Can you set down, exactly as they appear below, the lines from the opening of the material through the one bearing "1.433, 1.494, 1.513];", minus the pictures?

--- START OF SOURCE MATERIAL ---

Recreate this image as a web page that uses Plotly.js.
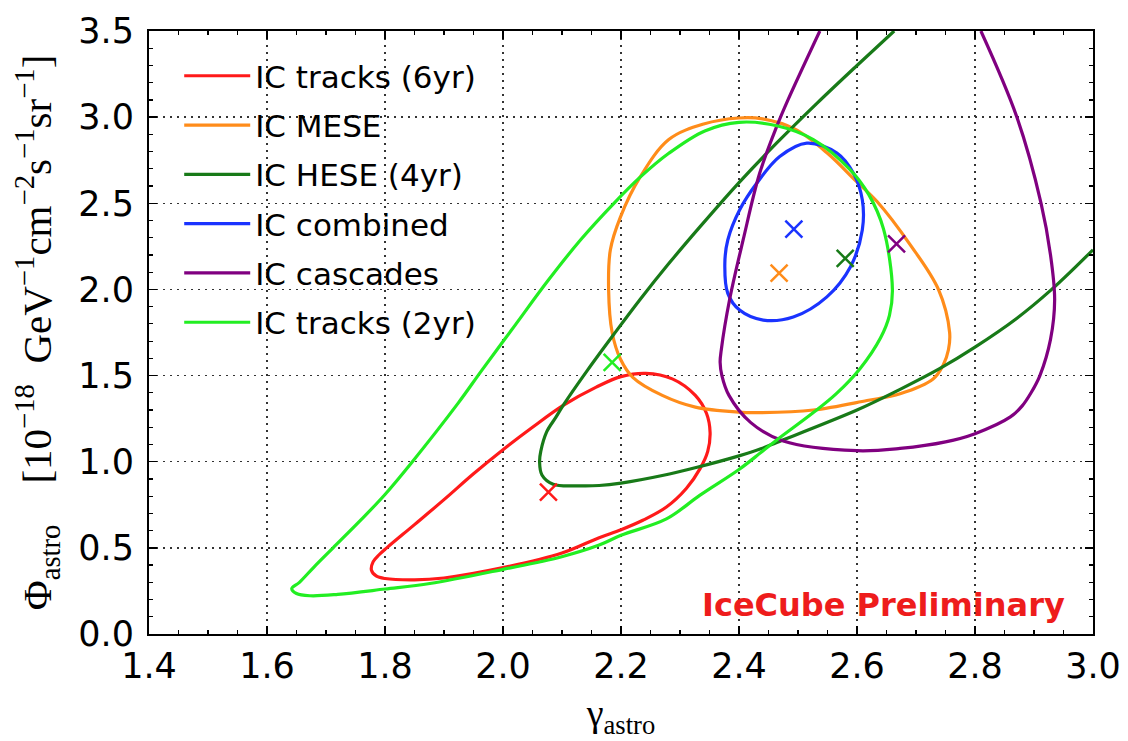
<!DOCTYPE html>
<html>
<head>
<meta charset="utf-8">
<script src="https://cdn.plot.ly/plotly-3.0.1.min.js"></script>
<style>html,body{margin:0;padding:0;background:#fff;}#chart{width:1128px;height:741px;}</style>
</head>
<body>
<div id="chart"></div>
<script>
// ---- data ----
const seriesNames = ["IC tracks (6yr)", "IC MESE", "IC HESE (4yr)", "IC combined", "IC cascades", "IC tracks (2yr)"];

const tracks6Gamma = [2.242, 2.287, 2.326, 2.345, 2.351, 2.347, 2.334, 2.311, 2.277, 2.237, 2.2, 2.163, 2.1, 2.0, 1.9, 1.85, 1.8, 1.785, 1.777, 1.78, 1.79, 1.803, 1.85, 1.9, 1.95, 2.0, 2.05, 2.102, 2.158, 2.2, 2.242];
const tracks6Phi   = [1.513, 1.481, 1.385, 1.28, 1.17, 1.06, 0.96, 0.846, 0.737, 0.66, 0.605, 0.559, 0.47, 0.385, 0.325, 0.314, 0.322, 0.337, 0.371, 0.42, 0.46, 0.50, 0.635, 0.78, 0.93, 1.07, 1.20, 1.327, 1.433, 1.494, 1.513];

const meseGamma = [2.4, 2.44, 2.495, 2.55, 2.598, 2.634, 2.69, 2.738, 2.757, 2.755, 2.746, 2.729, 2.673, 2.617, 2.526, 2.434, 2.399, 2.326, 2.27, 2.22, 2.199, 2.185, 2.179, 2.182, 2.199, 2.232, 2.281, 2.34, 2.4];
const mesePhi   = [2.995, 2.99, 2.93, 2.79, 2.63, 2.51, 2.26, 2.0, 1.75, 1.65, 1.56, 1.48, 1.394, 1.355, 1.30, 1.285, 1.288, 1.317, 1.385, 1.49, 1.596, 1.75, 2.0, 2.23, 2.42, 2.65, 2.87, 2.96, 2.995];

const heseGamma = [2.663, 2.6, 2.532, 2.464, 2.4, 2.333, 2.281, 2.232, 2.188, 2.143, 2.102, 2.09, 2.074, 2.064, 2.062, 2.066, 2.085, 2.13, 2.163, 2.2, 2.27, 2.329, 2.4, 2.437, 2.464, 2.6, 2.673, 2.74, 2.8, 2.87, 2.93, 3.0];
const hesePhi   = [3.5, 3.30, 3.08, 2.85, 2.62, 2.36, 2.15, 1.94, 1.74, 1.53, 1.327, 1.26, 1.173, 1.06, 1.0, 0.923, 0.869, 0.86, 0.862, 0.876, 0.92, 0.968, 1.034, 1.075, 1.112, 1.30, 1.42, 1.54, 1.665, 1.83, 2.0, 2.23];

const combinedGamma = [2.515, 2.566, 2.594, 2.609, 2.609, 2.589, 2.549, 2.492, 2.441, 2.401, 2.381, 2.376, 2.381, 2.401, 2.43, 2.469, 2.515];
const combinedPhi   = [2.849, 2.791, 2.674, 2.52, 2.345, 2.132, 1.957, 1.84, 1.822, 1.88, 1.977, 2.151, 2.287, 2.461, 2.616, 2.771, 2.849];

const cascadesGamma = [2.537, 2.483, 2.464, 2.435, 2.407, 2.384, 2.37, 2.368, 2.371, 2.383, 2.42, 2.475, 2.6, 2.673, 2.75, 2.8, 2.86, 2.88, 2.895, 2.91, 2.928, 2.935, 2.928, 2.912, 2.871, 2.81];
const cascadesPhi   = [3.5, 3.10, 2.946, 2.674, 2.287, 1.94, 1.65, 1.577, 1.5, 1.385, 1.227, 1.12, 1.064, 1.077, 1.115, 1.163, 1.26, 1.324, 1.40, 1.5, 1.71, 1.94, 2.2, 2.5, 3.0, 3.5];

const tracks2Gamma = [2.4, 2.464, 2.526, 2.587, 2.62, 2.645, 2.66, 2.655, 2.64, 2.605, 2.565, 2.526, 2.464, 2.437, 2.4, 2.334, 2.277, 2.2, 2.163, 2.098, 2.0, 1.876, 1.8, 1.72, 1.673, 1.65, 1.642, 1.655, 1.68, 1.712, 1.76, 1.8, 1.844, 1.924, 1.964, 2.02, 2.076, 2.132, 2.188, 2.232, 2.281, 2.342, 2.4];
const tracks2Phi   = [2.97, 2.95, 2.87, 2.70, 2.55, 2.35, 2.0, 1.85, 1.72, 1.54, 1.395, 1.285, 1.126, 1.053, 0.955, 0.806, 0.668, 0.573, 0.516, 0.447, 0.375, 0.293, 0.261, 0.23, 0.222, 0.235, 0.264, 0.30, 0.39, 0.50, 0.665, 0.81, 0.99, 1.34, 1.53, 1.79, 2.05, 2.29, 2.50, 2.65, 2.79, 2.92, 2.97];

// best-fit points, same order as seriesNames
const bestFitGamma = [2.077, 2.468, 2.58, 2.493, 2.667, 2.185];
const bestFitPhi   = [0.823, 2.095, 2.18, 2.35, 2.265, 1.577];

const xTickVals = [1.4, 1.6, 1.8, 2.0, 2.2, 2.4, 2.6, 2.8, 3.0];
const yTickVals = [0.0, 0.5, 1.0, 1.5, 2.0, 2.5, 3.0, 3.5];

// ---- styles ----
const colors = ["#ff1a1a", "#ff8c1a", "#187a18", "#1a33ff", "#800080", "#22ee22"];
const contours = [
  [tracks6Gamma, tracks6Phi],
  [meseGamma, mesePhi],
  [heseGamma, hesePhi],
  [combinedGamma, combinedPhi],
  [cascadesGamma, cascadesPhi],
  [tracks2Gamma, tracks2Phi]
];

const traces = [];
contours.forEach((c, i) => {
  traces.push({
    type: "scatter", mode: "lines", x: c[0], y: c[1], name: seriesNames[i],
    legendgroup: "g" + i,
    line: {color: colors[i], width: 3.2, shape: "spline", smoothing: 1},
    hoverinfo: "skip"
  });
});
bestFitGamma.forEach((g, i) => {
  traces.push({
    type: "scatter", mode: "markers", x: [g], y: [bestFitPhi[i]], showlegend: false,
    marker: {symbol: "x-thin", size: 17, line: {color: colors[i], width: 2.5}, color: colors[i]},
    hoverinfo: "skip"
  });
});

const axisCommon = {
  showline: true, linecolor: "black", linewidth: 2, mirror: "ticks",
  ticks: "inside", ticklen: 8, tickwidth: 1.5, tickcolor: "black",
  showgrid: true, gridcolor: "#333", gridwidth: 1.3, griddash: "2px,5px",
  zeroline: false,
  tickfont: {family: "DejaVu Sans", size: 35, color: "black"}
};

const layout = {
  width: 1128, height: 741,
  margin: {l: 149, r: 35, t: 31, b: 107},
  paper_bgcolor: "white", plot_bgcolor: "white",
  showlegend: true,
  legend: {
    x: 0.032, y: 0.97, xanchor: "left", yanchor: "top",
    bgcolor: "rgba(0,0,0,0)", borderwidth: 0,
    font: {family: "DejaVu Sans", size: 31, color: "black"},
    traceorder: "grouped", tracegroupgap: 6, itemwidth: 66
  },
  xaxis: Object.assign({}, axisCommon, {
    range: [1.4, 3.0], tickvals: xTickVals, tickformat: ".1f",
    minor: {dtick: 0.05, ticks: "inside", ticklen: 4, tickcolor: "black", tickwidth: 1.2, showgrid: false},
    title: {text: "γ<sub>astro</sub>", font: {family: "Liberation Serif", size: 38, color: "black"}, standoff: 14}
  }),
  yaxis: Object.assign({}, axisCommon, {
    range: [0, 3.5], tickvals: yTickVals, tickformat: ".1f", ticklabelstandoff: 6,
    minor: {dtick: 0.1, ticks: "inside", ticklen: 4, tickcolor: "black", tickwidth: 1.2, showgrid: false},
    title: {text: "Φ<sub>astro</sub>    [10<sup>−18</sup>  GeV<sup>−1</sup>cm<sup>−2</sup>s<sup>−1</sup>sr<sup>−1</sup>]",
            font: {family: "Liberation Serif", size: 41, color: "black"}, standoff: 14}
  }),
  annotations: [{
    xref: "paper", yref: "paper", x: 0.9725, y: 0.048, xanchor: "right", yanchor: "middle",
    text: "<b>IceCube Preliminary</b>", showarrow: false,
    font: {family: "DejaVu Sans", size: 32, color: "#ee1c1c"}
  }]
};

Plotly.newPlot("chart", traces, layout, {displayModeBar: false, staticPlot: true});
</script>
</body>
</html>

--- END OF SOURCE MATERIAL ---

■ ANSWER TO THIS EXERCISE ■
Recreate this image as a web page that uses Plotly.js.
<!DOCTYPE html>
<html>
<head>
<meta charset="utf-8">
<script src="https://cdn.plot.ly/plotly-3.0.1.min.js"></script>
<style>html,body{margin:0;padding:0;background:#fff;}#chart{width:1128px;height:741px;}</style>
</head>
<body>
<div id="chart"></div>
<script>
// ---- data ----
const seriesNames = ["IC tracks (6yr)", "IC MESE", "IC HESE (4yr)", "IC combined", "IC cascades", "IC tracks (2yr)"];

const tracks6Gamma = [2.242, 2.287, 2.326, 2.345, 2.351, 2.347, 2.334, 2.311, 2.277, 2.237, 2.2, 2.163, 2.1, 2.0, 1.9, 1.85, 1.8, 1.785, 1.777, 1.78, 1.79, 1.803, 1.85, 1.9, 1.95, 2.0, 2.05, 2.102, 2.158, 2.2, 2.242];
const tracks6Phi   = [1.513, 1.481, 1.385, 1.28, 1.17, 1.06, 0.96, 0.846, 0.737, 0.66, 0.605, 0.559, 0.47, 0.385, 0.325, 0.314, 0.322, 0.337, 0.371, 0.42, 0.46, 0.50, 0.635, 0.78, 0.93, 1.07, 1.20, 1.327, 1.433, 1.494, 1.513];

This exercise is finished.